Jewish Central Council Calls for Office Against Racism

Though discrimination, racial violence and anti-Semitism have long been crimes in Germany, the country's Central Council of Jews is demanding that more be done to protect minorities.

A ceiling lamp in the main hall of a synagogue at the Rykestrasse in Berlin during renovation works on Aug. 3, 2007

German Jews demand that more be done to protect them from racism

The Central Council of Jews in Germany has called on the German government appoint a commission against discrimination, racism and anti-Semitism. There are currently many different departments at the federal, state and local level deal with the problem.

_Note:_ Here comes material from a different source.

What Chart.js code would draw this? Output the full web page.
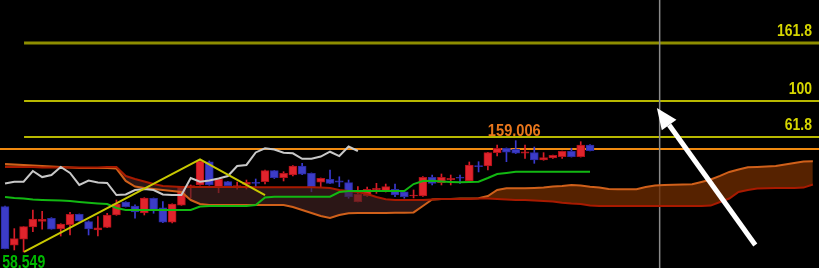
<!DOCTYPE html>
<html><head><meta charset="utf-8">
<script src="https://cdn.jsdelivr.net/npm/chart.js@4"></script>
<style>html,body{margin:0;padding:0;background:#000;overflow:hidden}
#wrap{width:819px;height:268px;position:relative;background:#000}</style>
</head><body><div id="wrap"><canvas id="c"></canvas></div>
<script>
// ---- candle data (index = bar number) ----
const open = [102.7,65.1,70.9,82.9,88.4,91.4,81.0,85.1,95.3,88.1,
  80.0,82.6,94.6,107.3,103.4,96.6,110.9,101.7,87.5,104.3,
  122.2,123.9,146.5,122.2,127.1,122.2,124.5,126.5,127.1,137.8,
  131.0,133.6,142.4,135.3,126.5,129.4,128.0,126.1,107.6,113.1,
  119.0,117.3,119.7,117.3,113.1,113.1,131.4,126.1,128.7,131.4,
  127.8,142.7,142.4,155.4,159.7,158.7,154.8,155.4,148.3,150.2,
  151.4,156.7,151.4,162.9];
const high = [103.4,81.3,83.2,99.5,98.2,92.0,86.1,97.2,95.6,88.8,
  93.0,96.3,109.2,107.6,104.4,111.5,111.2,107.6,105.6,122.5,
  123.9,148.9,147.3,130.0,127.4,126.8,128.7,129.7,138.5,138.1,
  136.8,142.7,145.0,135.6,130.7,138.5,131.9,128.7,122.2,121.9,
  125.5,124.8,124.8,117.6,119.0,132.0,133.6,134.6,133.6,133.6,
  146.3,146.6,155.7,162.9,160.0,167.1,162.9,160.9,155.4,153.1,
  157.0,159.7,166.1,163.2];
const low = [61.4,60.5,58.549,78.3,80.7,80.7,74.1,75.1,88.5,75.1,
  74.1,82.3,94.3,102.4,91.4,94.6,96.3,87.2,86.8,104.0,
  111.2,123.6,123.6,116.3,122.9,119.9,119.9,122.2,124.8,130.2,
  127.8,132.6,134.0,117.3,121.6,125.2,122.2,110.9,107.3,112.8,
  115.7,117.0,112.4,110.9,111.2,112.8,123.9,123.9,123.9,125.5,
  127.1,136.6,138.5,152.1,146.6,154.5,149.9,145.0,148.0,149.9,
  149.9,151.1,151.1,157.0];
const close = [61.7,71.5,83.2,90.7,90.4,80.7,85.8,95.3,88.8,81.0,
  82.2,94.6,105.6,102.7,97.5,111.2,99.5,87.5,105.3,122.2,
  123.2,147.3,123.9,129.7,123.2,123.2,126.5,125.5,137.8,131.0,
  135.3,142.4,134.3,122.2,130.4,125.5,126.5,112.4,114.8,119.7,
  120.7,122.2,114.1,112.4,114.1,131.4,125.5,131.4,130.4,130.4,
  143.4,141.7,155.4,159.6,155.8,154.8,156.3,148.3,150.7,152.8,
  156.7,151.4,162.9,157.3];
// ---- indicator lines ----
const lagging = [125.3,127.1,127.1,137.5,131.6,133.6,141.4,135.6,123.9,128.2,
  126.3,125.8,114.1,114.6,119.0,120.0,119.0,114.6,114.1,114.1,
  130.7,127.1,128.2,130.2,132.6,142.4,143.4,155.6,159.7,158.5,
  155.4,154.8,149.4,149.5,151.6,156.3,152.1,161.4,157.0];
const baseLine = [112.2,111.2,110.7,109.7,109.2,108.9,108.7,108.3,107.3,106.5,
  105.8,105.3,101.4,99.5,99.5,99.5,99.5,99.5,99.5,99.5,
  99.5,102.9,103.4,103.4,103.4,103.4,103.4,104.3,111.7,112.4,
  112.4,112.4,112.4,112.4,112.4,112.4,117.0,118.0,118.0,118.0,
  118.0,118.0,118.0,118.0,124.8,127.8,128.0,127.3,126.8,126.5,
  126.8,127.1,130.7,134.6,135.6,136.8,136.8,136.8,136.8,136.8,
  136.8,136.8,136.8,136.8];
const spanA = [144.3,143.8,143.3,142.9,142.4,141.9,141.4,140.9,140.4,140.4,
  140.4,140.4,139.9,127.8,122.4,120.9,120.0,119.0,118.0,117.0,
  109.2,105.3,104.3,104.3,104.3,104.3,104.3,104.3,104.3,104.3,
  104.3,102.4,99.5,96.6,93.6,91.7,94.6,96.3,96.6,96.6,
  96.6,96.6,96.9,96.9,97.1,103.4,109.7,110.2,110.2,110.7,
  110.7,110.9,113.1,119.0,120.7,120.7,120.7,121.0,121.5,122.4,
  122.9,123.9,123.4,122.2,121.5,120.0,119.7,119.7,119.7,121.9,
  123.4,123.9,124.2,124.4,124.6,126.8,129.2,132.7,136.6,139.0,
  141.1,141.4,141.9,142.4,143.8,145.3,146.8,147.0];
const spanB = [141.4,141.4,141.4,141.4,140.9,140.9,140.9,140.9,140.9,140.9,
  140.9,141.4,141.4,132.6,129.7,127.3,124.8,122.9,122.4,121.9,
  121.9,121.9,121.9,121.9,121.9,121.9,121.9,121.6,121.6,121.6,
  121.6,121.6,121.6,121.6,121.4,120.9,119.0,118.0,117.0,115.1,
  112.2,109.9,109.2,109.2,109.2,109.2,109.7,110.2,110.2,110.2,
  110.2,110.7,110.7,110.2,109.7,109.2,109.2,108.7,108.2,107.8,
  106.6,105.8,105.3,103.8,103.4,103.4,103.4,103.4,103.4,103.4,
  103.4,103.4,103.4,103.4,103.4,103.4,103.8,107.3,110.7,117.0,
  119.0,120.4,120.7,121.0,121.0,121.0,121.3,124.4];
// ---- drawing objects ----
const zigzagX = [2.05, 21, 28];
const zigzagY = [58.549, 148.9, 114.1];
const fibLabels = ['161.8', '100', '61.8'];
const fibPrices = [262.4, 205.8, 170.7];
const levelPrice = 159.006;
const levelLabel = '159.006';
const levelLabelAt = [52.0, 171.9];
const lowLabel = '58.549';
const lowLabelAt = [-0.3, 57.6];
const cursorX = 70.5;
const arrowTail = [80.8, 65.3];
const arrowTip = [70.2, 199.0];
const X_MIN = -0.54, X_MAX = 87.66, Y_MIN = 42.9, Y_MAX = 304.3;

const pts = (arr, start) => arr.map((v, i) => ({x: i + (start || 0), y: v}));
const isUp = i => close[i] >= open[i];
const bodyData = open.map((o, i) => ({x: i, y: [Math.min(o, close[i]), Math.max(o, close[i])]}));
const wickData = high.map((h, i) => ({x: i, y: [low[i], h]}));
const hLine = (p, x0) => [{x: x0, y: p}, {x: X_MAX, y: p}];
const lineDs = (data, color, width, order, extra) => Object.assign({
  type: 'line', data, borderColor: color, borderWidth: width, pointRadius: 0,
  tension: 0, fill: false, order
}, extra || {});

const FONT = "'Liberation Sans', Arial, sans-serif";
function narrowText(ctx, t, px, py, align, baseline, size, sx, color) {
  ctx.save();
  ctx.translate(px, py);
  ctx.scale(sx, 1);
  ctx.font = 'bold ' + size + 'px ' + FONT;
  ctx.textAlign = align; ctx.textBaseline = baseline;
  ctx.fillStyle = color;
  ctx.fillText(t, 0, 0);
  ctx.restore();
}

const overlay = {
  id: 'overlay',
  afterDatasetsDraw(chart) {
    const {ctx, scales: {x, y}} = chart;
    ctx.save();
    // arrow
    const tx = x.getPixelForValue(arrowTail[0]), ty = y.getPixelForValue(arrowTail[1]);
    const hx = x.getPixelForValue(arrowTip[0]), hy = y.getPixelForValue(arrowTip[1]);
    const ang = Math.atan2(hy - ty, hx - tx);
    const headLen = 21, headW = 9;
    const bx = hx - headLen * Math.cos(ang), by = hy - headLen * Math.sin(ang);
    ctx.strokeStyle = '#fff'; ctx.fillStyle = '#fff'; ctx.lineWidth = 5;
    ctx.beginPath(); ctx.moveTo(tx, ty); ctx.lineTo(bx, by); ctx.stroke();
    ctx.beginPath();
    ctx.moveTo(hx, hy);
    ctx.lineTo(bx + headW * Math.sin(ang), by - headW * Math.cos(ang));
    ctx.lineTo(bx - headW * Math.sin(ang), by + headW * Math.cos(ang));
    ctx.closePath(); ctx.fill();
    ctx.restore();
    // fib labels
    const rx = chart.chartArea.right - 7;
    fibLabels.forEach((t, i) => narrowText(ctx, t, rx, y.getPixelForValue(fibPrices[i]) - 6.5,
      'right', 'alphabetic', 17, 0.82, '#d6d600'));
    // level label
    narrowText(ctx, levelLabel, x.getPixelForValue(levelLabelAt[0]), y.getPixelForValue(levelLabelAt[1]),
      'left', 'alphabetic', 17, 0.86, '#e8761c');
    // low label
    narrowText(ctx, lowLabel, x.getPixelForValue(lowLabelAt[0]), y.getPixelForValue(lowLabelAt[1]),
      'left', 'top', 19, 0.74, '#00b800');
  }
};

new Chart(document.getElementById('c'), {
  type: 'bar',
  data: {
    datasets: [
      lineDs(hLine(fibPrices[0], zigzagX[0]), '#8e8e00', 3, 20),
      lineDs(hLine(fibPrices[1], zigzagX[0]), '#b8b800', 2, 19),
      lineDs(hLine(fibPrices[2], zigzagX[0]), '#b8b800', 2, 18),
      lineDs(hLine(levelPrice, X_MIN), '#f08a10', 2, 17),
      lineDs([{x: cursorX, y: Y_MIN}, {x: cursorX, y: Y_MAX}], '#8a8a8a', 1.5, 16),
      {type: 'bar', data: wickData, grouped: false, barThickness: 1, order: 12,
        backgroundColor: c => isUp(c.dataIndex) ? '#d81e28' : '#3a3ad0'},
      {type: 'bar', data: bodyData, grouped: false, barThickness: 8, order: 11,
        borderWidth: 1, borderSkipped: false,
        backgroundColor: c => isUp(c.dataIndex) ? '#e0242c' : '#3c3cc8',
        borderColor: c => isUp(c.dataIndex) ? '#b01018' : '#2a2aa0'},
      lineDs(pts(spanB), '#a81a00', 2, 6),
      lineDs(pts(spanA), '#d0601a', 2, 7, {fill: {target: 7, above: 'rgba(110,44,0,0.78)', below: 'rgba(70,36,36,0.62)'}}),
      lineDs(pts(baseLine), '#12b812', 2, 4),
      lineDs(pts(lagging), '#c8c8c8', 2, 3),
      lineDs(zigzagX.map((v, i) => ({x: v, y: zigzagY[i]})), '#c8c800', 2, 2)
    ]
  },
  options: {
    responsive: true, maintainAspectRatio: false, animation: false,
    layout: {padding: 0},
    plugins: {legend: {display: false}, tooltip: {enabled: false}},
    scales: {
      x: {type: 'linear', min: X_MIN, max: X_MAX, display: false, offset: false},
      y: {type: 'linear', min: Y_MIN, max: Y_MAX, display: false}
    }
  },
  plugins: [overlay]
});
</script></body></html>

Stephan J. Kramer, the council's general secretary, told the German daily Hessischen/Niedersächsischen Allgemeinen that there is no effective coordination between the levels of government in the fight against right-wing extremism.

"There needs to finally be a commissary against discrimination, xenophobia and anti-Semitism," Kramer said. "Then perhaps there will be someone who feels responsible."

Many people have no idea what anti-Semitism is, Kramer added, and he said he believes a commissary would help with that.

The former president of the Central Council Ignatz Bubis claimed the best way to avoid anti-Semitism is to get to know a Jew. However Kramer isn't so sure.

"I will admit that the Jewish community isn't always very good at communication, but it isn't just about personal contacts," he said.